The film follows the heroine of the title (played by the mononymous Maïwenn, who also directs) from her bucolic youth as the illegitimate daughter of a friar and a cook, all the way to Versailles and the court of Louis XV (played here by Johnny Depp, no doubt glad to be talking about something other than his former marriage). Educated in a convent at the behest of her mother’s kindly employer Dumonceaux and transformed into a voracious reader of what is surely unsuitable literature for such an establishment, she is eventually, inevitably, booted out.

But, as the voiceover narrator asks: “Aren’t girls who are from nothing ready for anything?” The answer to that would be a pretty resounding yes from Jeanne, who throws herself into a life of prostitution with gusto, eventually meeting Count Jean du Barry (Melvil Poupaud), who brings her into his household, and then Louis XV who is instantly smitten. Jeanne is summoned to Versailles and her life as a royal courtesan begins.

Maïwenn and Johnny Depp as Jeanne du Barry and Louis XV (film handout)

It is at Versailles that the film begins to fall apart. Louis XV’s daughters appear to have stepped out of a panto production of Cinderella: they are cruel, unattractive and bitter in the extreme. All the good people are good-looking: the Dauphin is a dopey hunk and his future bride, Marie Antoinette, is a lovely innocent abroad.

When the king gifts Jeanne a black Bengali boy, only her detractors are racist and cruel. And while the director clearly wants to celebrate Jeanne’s disdain for court etiquette – looking the king in the eye; dressing as a man; wearing outrageous new fashions; running – it soon becomes wearing.

But the film looks gorgeous. The costumes are fabulous and the set design lovely. There is a wonderful moment, during Jeanne’s first assignation with the king, when she caresses a gold statue of Louis as a child and later caresses his actual face.

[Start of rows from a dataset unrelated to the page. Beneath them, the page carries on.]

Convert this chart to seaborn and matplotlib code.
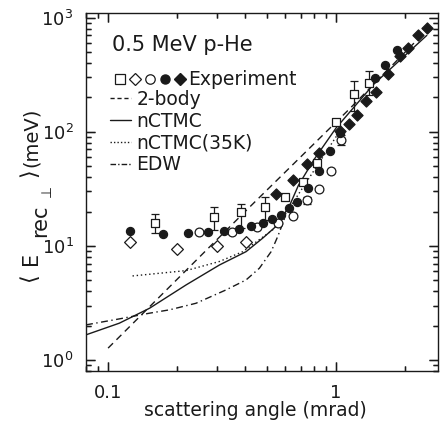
import matplotlib
matplotlib.use("Agg")
import matplotlib.pyplot as plt
import seaborn as sns
from matplotlib.collections import LineCollection
from matplotlib.legend_handler import HandlerTuple
from matplotlib.lines import Line2D
from matplotlib.ticker import LogLocator, NullFormatter
from matplotlib.transforms import blended_transform_factory

# values: scattering angle (mrad) -> <E_rec_perp> (meV)
sq_x = [0.161, 0.290, 0.382, 0.489, 0.598, 0.714, 0.823, 1.00, 1.203, 1.40]
sq_y = [15.8, 17.9, 19.7, 21.9, 26.7, 36.6, 53.1, 122, 214, 267]
sq_lo = [12.9, 13.8, 14.3, 16.9, 26.7, 36.6, 53.1, 122, 151, 210]
sq_hi = [19.0, 21.7, 23.5, 26.7, 26.7, 36.6, 53.1, 122, 276, 338]

od_x = [0.125, 0.200, 0.300, 0.402]
od_y = [10.9, 9.4, 10.0, 10.9]

oc_x = [0.251, 0.348, 0.449, 0.558, 0.650, 0.749, 0.845, 0.948, 1.048]
oc_y = [13.1, 13.2, 14.6, 15.8, 18.3, 25.3, 31.4, 44.9, 85]
oc_lo = [13.1, 13.2, 14.6, 15.8, 18.3, 23.5, 31.4, 44.9, 77]
oc_hi = [13.1, 13.2, 14.6, 15.8, 18.3, 27.0, 31.4, 44.9, 93]

fc_x = [0.125, 0.175, 0.224, 0.275, 0.324, 0.377, 0.424, 0.477, 0.522, 0.572,
        0.624, 0.672, 0.756, 0.845, 0.941, 1.041, 1.48, 1.64, 1.85]
fc_y = [13.5, 12.7, 12.9, 13.2, 13.6, 14.0, 14.8, 15.8, 17.1, 18.7,
        21.4, 24.0, 32.1, 44.9, 67.2, 97.4, 296, 387, 524]

fd_x = [0.546, 0.646, 0.744, 0.845, 1.041, 1.144, 1.232, 1.354, 1.497, 1.696,
        1.909, 2.075, 2.296, 2.50]
fd_y = [28.6, 37.9, 52.1, 65.8, 100.6, 117, 141, 187, 223, 321,
        458, 542, 700, 813]

twobody_x = [0.1, 0.406, 1.15, 2.5]
twobody_y = [1.27, 20.7, 160, 780]

nctmc_x = [0.08, 0.112, 0.152, 0.22, 0.308, 0.403, 0.477, 0.555, 0.628, 0.684,
           0.8, 1.0, 1.46, 2.5]
nctmc_y = [1.66, 2.10, 2.84, 4.55, 6.8, 8.9, 11.7, 15.3, 23, 34,
           57, 108, 260, 700]

n35_x = [0.128, 0.22, 0.308, 0.39, 0.527, 0.6, 0.79, 1.06]
n35_y = [5.45, 6.07, 7.3, 8.9, 13.8, 19, 44, 108]

edw_x = [0.08, 0.112, 0.152, 0.186, 0.243, 0.329, 0.403, 0.461, 0.519, 0.555,
         0.584, 0.6]
edw_y = [2.03, 2.29, 2.57, 2.75, 3.14, 4.11, 5.03, 6.37, 8.9, 12.1,
         15.8, 18.5]

XLIM = (0.08, 2.8)
YLIM = (0.8, 1100)

sns.set_theme(style="ticks", rc={"text.color": "k", "axes.labelcolor": "k",
                                 "xtick.color": "k", "ytick.color": "k",
                                 "axes.edgecolor": "k",
                                 "xtick.direction": "in", "ytick.direction": "in",
                                 "xtick.top": True, "ytick.right": True})
plt.rcParams["font.family"] = ["DejaVu Sans"]

fig = plt.figure(figsize=(4.4, 4.25), dpi=100)
ax = fig.add_axes([86 / 440, 1 - 371 / 425, 352 / 440, 358 / 425])
ax.set_xscale("log")
ax.set_yscale("log")

lw = 1.0
sns.lineplot(x=twobody_x, y=twobody_y, color="k", lw=lw, ax=ax,
             linestyle=(0, (5, 3.5)), estimator=None, sort=False)
sns.lineplot(x=nctmc_x, y=nctmc_y, color="k", lw=lw, ax=ax, estimator=None, sort=False)
sns.lineplot(x=n35_x, y=n35_y, color="k", lw=lw, ax=ax, linestyle=(0, (1, 2)),
             estimator=None, sort=False)
sns.lineplot(x=edw_x, y=edw_y, color="k", lw=lw, ax=ax, linestyle=(0, (5, 2.5, 1, 2.5)),
             estimator=None, sort=False)

# error bars
ax.errorbar(sq_x, sq_y, yerr=[[a - b for a, b in zip(sq_y, sq_lo)],
                              [b - a for a, b in zip(sq_y, sq_hi)]],
            fmt="none", ecolor="k", elinewidth=0.9, capsize=3, capthick=0.9, zorder=2)
ax.errorbar(oc_x, oc_y, yerr=[[a - b for a, b in zip(oc_y, oc_lo)],
                              [b - a for a, b in zip(oc_y, oc_hi)]],
            fmt="none", ecolor="k", elinewidth=0.9, capsize=3, capthick=0.9, zorder=2)

mk = dict(edgecolor="k", linewidth=0.9, ax=ax, zorder=3)
sns.scatterplot(x=sq_x, y=sq_y, marker="s", s=36, facecolor="white", **mk)
sns.scatterplot(x=od_x, y=od_y, marker="D", s=36, facecolor="white", **mk)
sns.scatterplot(x=oc_x, y=oc_y, marker="o", s=40, facecolor="white", **mk)
sns.scatterplot(x=fc_x, y=fc_y, marker="o", s=34, facecolor="k", **mk)
sns.scatterplot(x=fd_x, y=fd_y, marker="D", s=32, facecolor="k", **mk)

ax.set_xlabel("scattering angle (mrad)", fontsize=13.5)
ax.xaxis.set_label_coords(0.48, -0.085)

# y label built from pieces so the subscript stays large, as in the original
ylab = [("$\\langle$", 30.5, 280, 16), ("E", 31, 258, 15), ("rec", 40, 221, 15),
        ("\u22a5", 47, 191, 10), ("$\\rangle$", 30.5, 175, 16), ("(meV)", 31.5, 137, 14)]
for s, px, py, fs in ylab:
    fig.text(px / 440, 1 - py / 425, s, rotation=90, ha="center", va="center", fontsize=fs)

ax.text(0.074, 0.911, "0.5 MeV p-He", transform=ax.transAxes, va="center", fontsize=15)

# legend: experiment markers row
exp_handles = (
    Line2D([], [], ls="none", marker="s", ms=6.5, mfc="white", mec="k", mew=0.9),
    Line2D([], [], ls="none", marker="D", ms=6.3, mfc="white", mec="k", mew=0.9),
    Line2D([], [], ls="none", marker="o", ms=6.8, mfc="white", mec="k", mew=0.9),
    Line2D([], [], ls="none", marker="o", ms=6.5, mfc="k", mec="k"),
    Line2D([], [], ls="none", marker="D", ms=6, mfc="k", mec="k"),
)
leg1 = ax.legend([exp_handles], ["Experiment"], handler_map={tuple: HandlerTuple(ndivide=None, pad=0)},
                 loc="upper left", bbox_to_anchor=(0.074, 0.84), frameon=False,
                 fontsize=13.5, handlelength=4.0, handletextpad=0.08, numpoints=1,
                 borderpad=0, borderaxespad=0)
ax.add_artist(leg1)

line_handles = [
    Line2D([], [], color="k", lw=lw, ls=(0, (3, 2))),
    Line2D([], [], color="k", lw=lw, ls="-"),
    Line2D([], [], color="k", lw=lw, ls=(0, (1, 1.5))),
    Line2D([], [], color="k", lw=lw, ls=(0, (4, 1.5, 1, 1.5))),
]
ax.legend(line_handles, ["2-body", "nCTMC", "nCTMC(35K)", "EDW"],
          loc="upper left", bbox_to_anchor=(0.068, 0.785), frameon=False,
          fontsize=13.5, handlelength=1.1, handletextpad=0.3, labelspacing=0.15,
          borderpad=0, borderaxespad=0)

# axis limits and ticks
ax.set_xlim(*XLIM)
ax.set_ylim(*YLIM)
ax.set_xticks([0.1, 1])
ax.set_xticklabels(["0.1", "1"])
ax.xaxis.set_minor_locator(LogLocator(base=10, subs=range(2, 10)))
ax.xaxis.set_minor_formatter(NullFormatter())
ax.yaxis.set_major_locator(LogLocator(base=10))
ax.yaxis.set_minor_locator(LogLocator(base=10, subs=range(2, 10)))
ax.yaxis.set_minor_formatter(NullFormatter())
ax.tick_params(which="both", direction="in", top=True, right=True, width=1.0,
               color="k", labelsize=13, pad=9)
ax.tick_params(which="major", length=6.5)
ax.tick_params(which="minor", length=3.6)
for sp in ax.spines.values():
    sp.set_linewidth(1.0)

# inward tick strokes on all four sides, taken from the same log locators
wpx, hpx = 352, 358
maj_px, min_px = 9, 5
xt = blended_transform_factory(ax.transData, ax.transAxes)
yt = blended_transform_factory(ax.transAxes, ax.transData)
xseg, yseg = [], []
for subs, L in [((1.0,), maj_px), (range(2, 10), min_px)]:
    for v in LogLocator(base=10, subs=subs).tick_values(*XLIM):
        if XLIM[0] <= v <= XLIM[1]:
            xseg += [[(v, 0), (v, L / hpx)], [(v, 1), (v, 1 - L / hpx)]]
    for v in LogLocator(base=10, subs=subs).tick_values(*YLIM):
        if YLIM[0] <= v <= YLIM[1]:
            yseg += [[(0, v), (L / wpx, v)], [(1, v), (1 - L / wpx, v)]]
ax.add_collection(LineCollection(xseg, colors="k", linewidths=0.9, transform=xt,
                                 clip_on=False, zorder=5))
ax.add_collection(LineCollection(yseg, colors="k", linewidths=0.9, transform=yt,
                                 clip_on=False, zorder=5))
ax.set_xlim(*XLIM)
ax.set_ylim(*YLIM)

fig.savefig("out.png", dpi=100)
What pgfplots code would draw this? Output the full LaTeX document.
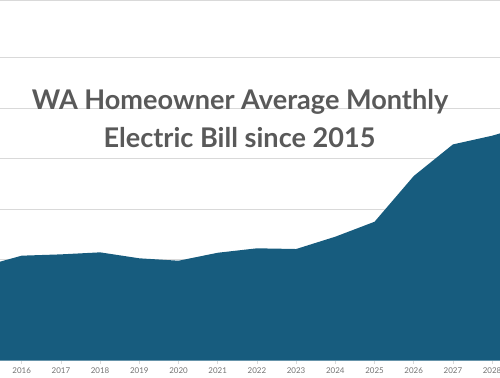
\documentclass[border=0pt]{standalone}
\usepackage{pgfplots}
\pgfplotsset{compat=1.18}
\usepackage{fontspec}
\setmainfont{Lato}
\definecolor{fillc}{RGB}{23,92,126}
\definecolor{gridc}{RGB}{217,217,217}
\definecolor{titlec}{RGB}{89,89,89}
\definecolor{tickc}{RGB}{115,115,115}
\begin{document}
\begin{tikzpicture}[trim axis left, trim axis right]
\begin{axis}[
  width=500bp, height=360.5bp, scale only axis,
  xmin=2015.446, xmax=2028.2,
  ymin=0, ymax=357,
  axis line style={draw=none},
  ytick={50,100,...,300}, yticklabels={},
  ymajorgrids, grid style={gridc, line width=0.8pt},
  ytick style={draw=none},
  xtick={2016,...,2028},
  xtick pos=bottom, tick align=outside,
  major tick length=3bp,
  xtick style={gridc, line width=0.6pt},
  /pgf/number format/assume math mode=true,
  xticklabel style={/pgf/number format/1000 sep={}, font=\fontsize{8}{9}\selectfont, text=tickc, yshift=-1bp},
  clip=true,
]
\addplot[fill=fillc, draw=none] coordinates {
(2015,93.1) (2016,103.8) (2017,105.1) (2018,107.1) (2019,101.2) (2020,98.8)
(2021,106.7) (2022,111.1) (2023,110.4) (2024,122.6) (2025,137.4)
(2026,182.7) (2027,214.0) (2028,222.6) (2029,234.0)
} \closedcycle;
\draw[gridc, line width=0.8pt] (rel axis cs:0,1) -- (rel axis cs:1,1);
\node[anchor=base, font=\bfseries\fontsize{27.2}{30}\selectfont, text=titlec] at (rel axis cs:0.48,0.6949) {WA Homeowner Average Monthly};
\node[anchor=base, font=\bfseries\fontsize{27.2}{30}\selectfont, text=titlec] at (rel axis cs:0.479,0.5895) {Electric Bill since 2015};
\end{axis}
\end{tikzpicture}
\end{document}
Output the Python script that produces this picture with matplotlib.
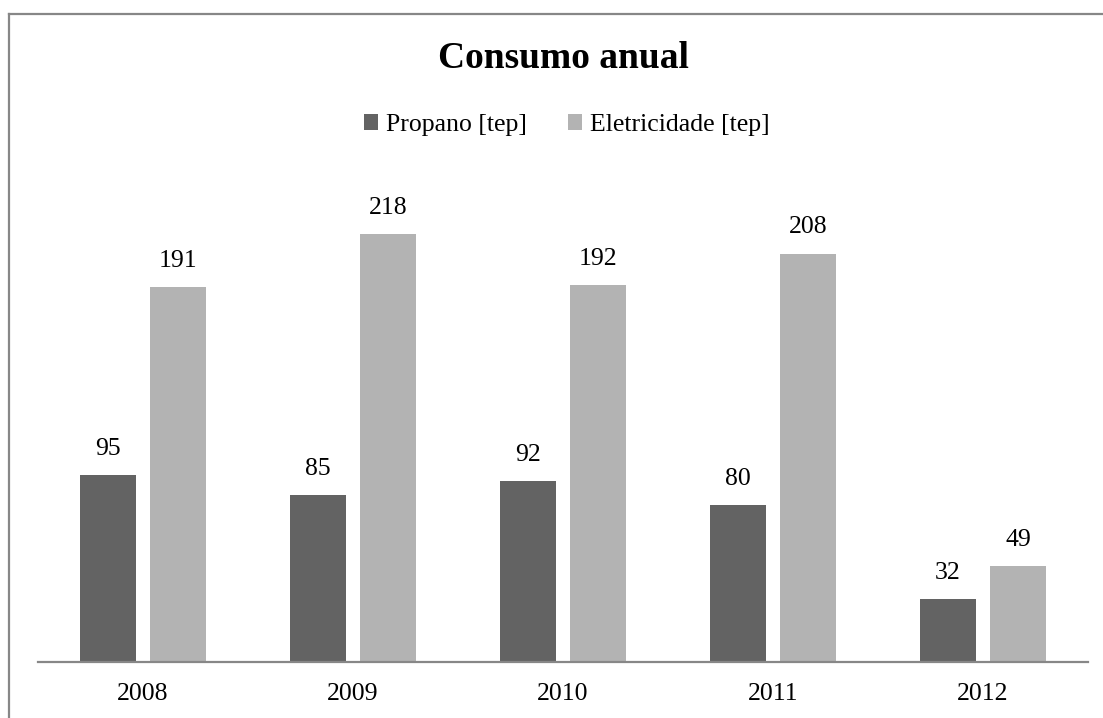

You can’t help but think of Depp, that gilded youth whose looks may have waned but whose charm here is undimmed.

After films such as Mortdecai and the Pirates franchise, it is great to see Depp in subtle and quiet mode – more Colonel Joll of Waiting for the Barbarians and less Jack Sparrow – and in French to boot.

Still, this offers little to the already replete genre of costume dramas set in the waning years of monarchic dynasties, and despite all of Jeanne’s cavorting in free-spirited fashion, it doesn’t offer a new take on a historical period (Pablo Larraín’s Spencer or Marie Kreutzer’s Corsage being obvious comparisons).

It’s a disappointment after Maïwenn’s previous films, which include the gritty Polisse, about a journalist covering a police juvenile division, or My King, for which Emmanuelle Bercot won best actress in Cannes in 2015. Maïwenn is a gifted and intelligent director but, like her heroine, she is not at home in Louis XV’s court.